Laos urged to cancel latest dam for mainstream Mekong

Laos urged to cancel latest dam for mainstream Mekong

Environmental rights groups are calling on Laos to cancel the latest hydroelectric dam it has approved for construction across the Mekong River, warning of dire consequences for the millions of people who rely on the waterway for a living.

A six-month “prior consultation process” for the Luang Prabang dam began on October 8, 2019, giving Laos’ partners in the Mekong River Commission (MRC) — Cambodia, Thailand and Vietnam — a chance to review the project plans and raise concerns. The rights groups say the farming and fishing communities expected to be hit hardest by such dams have been let down by the consultations for previously approved projects, and they expect the same outcome this time.

The Luang Prabang dam is the fifth mainstream Mekong dam Laos will have put through the consultation process, and with 1,460 megawatts of generating capacity, it will be the biggest thus far. The first, the Xayaburi, is due to start producing electricity at the end of October. (Pictured: An aerial view shows the town of Luang Prabang between the Nam Khan and Mekong rivers.)

“For the past four prior consultation processes that we have experienced, we’ve seen big loopholes and the exclusion of affected communities in the process,” said Pianporn Deetes, Thailand campaign director for International Rivers, which advocates for sustainable river management.

“This consultation process, for me personally, I’m seeing it as just a rubber stamp to get the project approval,” she said.

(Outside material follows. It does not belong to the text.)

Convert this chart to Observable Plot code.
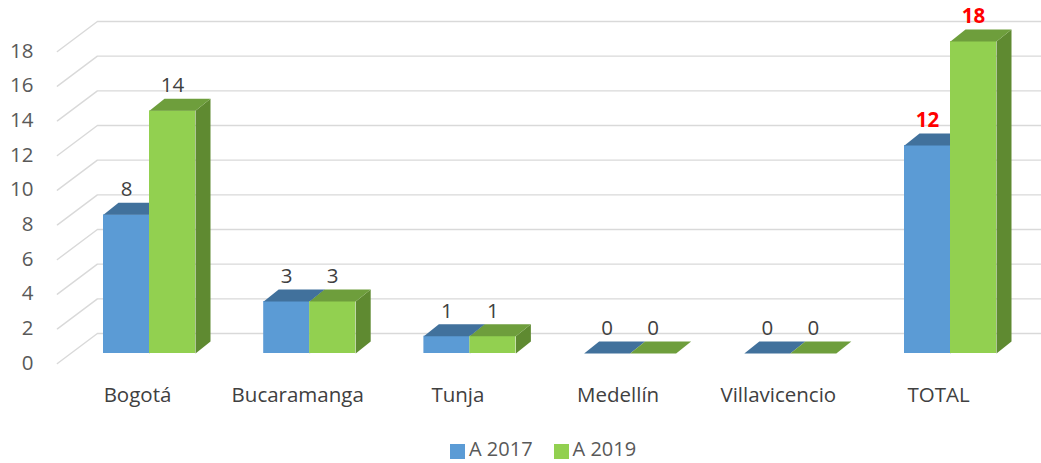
<!DOCTYPE html>
<html>
<head>
<meta charset="utf-8">
<script src="https://cdn.jsdelivr.net/npm/d3@7"></script>
<script src="https://cdn.jsdelivr.net/npm/@observablehq/plot@0.6"></script>
<style>
  html, body { margin: 0; padding: 0; background: #fff; }
  #chart { width: 1041px; height: 432px; }
  #legend { width: 1041px; height: 31px; position: relative;
    font-family: "Open Sans", sans-serif; font-size: 20px; line-height: 22px; color: #595959; }
  #legend .row { position: absolute; left: 450px; top: 6px; height: 22px; display: flex; align-items: center; gap: 21px; }
  #legend .item { display: flex; align-items: center; height: 22px; }
  #legend .sw { width: 15px; height: 15px; margin-right: 4px; margin-top: 4px; }
</style>
</head>
<body>
<div id="chart"></div>
<div id="legend"><div class="row"></div></div>
<script>
// ---- data ----
const categories = ["Bogotá", "Bucaramanga", "Tunja", "Medellín", "Villavicencio", "TOTAL"];
const seriesNames = ["A 2017", "A 2019"];
const values2017 = [8, 3, 1, 0, 0, 12];
const values2019 = [14, 3, 1, 0, 0, 18];
const yTicks = [0, 2, 4, 6, 8, 10, 12, 14, 16, 18];

// ---- styles ----
const frontColors = ["#5B9BD5", "#92D050"];
const topColors = ["#41719C", "#6E9E3C"];
const sideColors = ["#41719C", "#5F8A31"];
const font = "Open Sans, sans-serif";
const fs = 20.5;

// ---- scale geometry (pixels) ----
const W = 1041, H = 432;
const xRange = [68.9, 1030.1];           // category index 0..6
const yRange = [353, 41];                // value 0..18 on the bar front plane
const pxX = 6 / (xRange[1] - xRange[0]);   // x units per pixel
const pxY = 18 / (yRange[0] - yRange[1]);  // y units per pixel
const halfBar = 46 * pxX;                 // width of one bar in x units
const depthX = 15 * pxX, depthY = 12 * pxY;      // bar depth offset
const backX = 28 * pxX, backY = 20 * pxY;        // back wall offset from bar plane
const frontX = -12 * pxX, frontY = -10 * pxY;    // floor front edge offset

const bars = [];
categories.forEach((c, i) => {
  [values2017[i], values2019[i]].forEach((v, s) => {
    const x1 = i + 0.5 + (s - 1) * halfBar;
    bars.push({cat: c, s, v, x1, x2: x1 + halfBar, id: `${i}-${s}`, total: c === "TOTAL"});
  });
});

function topPoly(b) {
  return [
    {id: b.id, x: b.x1, y: b.v}, {id: b.id, x: b.x2, y: b.v},
    {id: b.id, x: b.x2 + depthX, y: b.v + depthY}, {id: b.id, x: b.x1 + depthX, y: b.v + depthY},
    {id: b.id, x: b.x1, y: b.v}
  ];
}
function sidePoly(b) {
  return [
    {id: b.id, x: b.x2, y: 0}, {id: b.id, x: b.x2, y: b.v},
    {id: b.id, x: b.x2 + depthX, y: b.v + depthY}, {id: b.id, x: b.x2 + depthX, y: depthY},
    {id: b.id, x: b.x2, y: 0}
  ];
}

const grid = yTicks.flatMap(t => [
  {t, x: 0 + frontX, y: t + frontY},
  {t, x: 0 + backX, y: t + backY},
  {t, x: 6.2, y: t + backY}
]);

const marks = [
  Plot.line(grid, {x: "x", y: "y", z: "t", stroke: "#D9D9D9", strokeWidth: 1.4}),
  Plot.text(yTicks, {x: 0 + frontX, y: d => d, dx: -24, dy: 9.5, text: d => String(d), textAnchor: "end",
    fontSize: fs, fontFamily: font, fill: "#595959"})
];
for (let s = 0; s < 2; s++) {
  const bs = bars.filter(b => b.s === s);
  marks.push(
    Plot.rect(bs, {x1: "x1", x2: "x2", y1: 0, y2: "v", fill: frontColors[s]}),
    Plot.line(bs.flatMap(sidePoly), {x: "x", y: "y", z: "id", fill: sideColors[s], stroke: "none"}),
    Plot.line(bs.flatMap(topPoly), {x: "x", y: "y", z: "id", fill: topColors[s], stroke: "none"})
  );
}
marks.push(
  Plot.text(bars.filter(b => !b.total), {x: b => (b.x1 + b.x2) / 2, y: "v", dy: -25, text: b => String(b.v),
    fontSize: fs, fontFamily: font, fill: "#404040"}),
  Plot.text(bars.filter(b => b.total), {x: b => (b.x1 + b.x2) / 2, y: "v", dy: -25, text: b => String(b.v),
    fontSize: fs, fontFamily: font, fontWeight: "bold", fill: "#FF0000"}),
  Plot.text(categories, {x: (d, i) => i + 0.5, y: 0, dx: -12, dy: 42, text: d => d,
    fontSize: fs, fontFamily: font, fill: "#404040"})
);

const chart = Plot.plot({
  width: W, height: H,
  margin: 0,
  x: {type: "linear", domain: [0, 6], range: xRange, axis: null},
  y: {type: "linear", domain: [0, 18], range: yRange, axis: null},
  style: {background: "#fff", overflow: "visible"},
  marks
});
chart.style.display = "block";
document.getElementById("chart").appendChild(chart);

const row = document.querySelector("#legend .row");
seriesNames.forEach((n, s) => {
  const it = document.createElement("div");
  it.className = "item";
  it.innerHTML = `<span class="sw" style="background:${frontColors[s]}"></span><span>${n}</span>`;
  row.appendChild(it);
});
</script>
</body>
</html>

MRC members cannot veto each other’s plans for the Mekong during the consultations, only complain and make requests.

Responding to concerns about the Xayaburi, the Lao government and dam developer, Xayaburi Power, made changes meant to help more sediment and migrating fish pass through. Researchers and rights groups, however, say the upgrades might not make much of a difference because some were modeled on rivers with different conditions. The MRC secretariat said it could not tell how much they would help because the company had not shared enough data.

Rights groups say the consultations are failing.

Save the Mekong, a coalition of concerned citizens and nongovernment groups across the river basin, is urging Laos to cancel the Luang Prabang and the other dams it has planned for the main stream.

“There is little indication that a new prior consultation process for Luang Prabang dam will be any different from past experience or that it will be able to ensure minimum standards of transparency and accountability, let alone meaningful participation for affected communities, civil society and the general public,” the coalition said in a statement.

“Rather than embarking on another flawed prior consultation process, we urge lower Mekong governments and the MRC to address outstanding concerns regarding impacts of mainstream dams and to undertake a comprehensive options assessment to study alternatives,” it added.

A six-year study by the MRC secretariat found that the cumulative effects of the 11 dams planned for the mainstream Mekong south of China by 2040 — nine in Laos, two in Cambodia — threaten the entire region’s economy and food security. The study said fish stocks could be slashed basinwide by at least 40%, possibly twice that.

An impact assessment for the Luang Prabang itself said that the dam will make it harder for migratory fish to get upstream, and that many of those that manage it will find fewer spawning grounds. It added that some of the studies meant to soften the blow will come only once the project is under construction.

Despite the warnings, Laos is diving headlong into its plans for the Mekong in a rush to become “Asia’s battery.”

Rights groups say power consumption forecasts show neighboring countries won’t need the amount of electricity the dams will provide and that safer alternatives abound.

“So the justification of the [Luang Prabang] project needs to be questioned, and this question needs to be answered by decision-makers, [why] the important resources of the basin are being exploited more and more by construction companies together with banks, together with developers, while the existing impacts of the projects have been ignored,” said Pianporn, of International Rivers.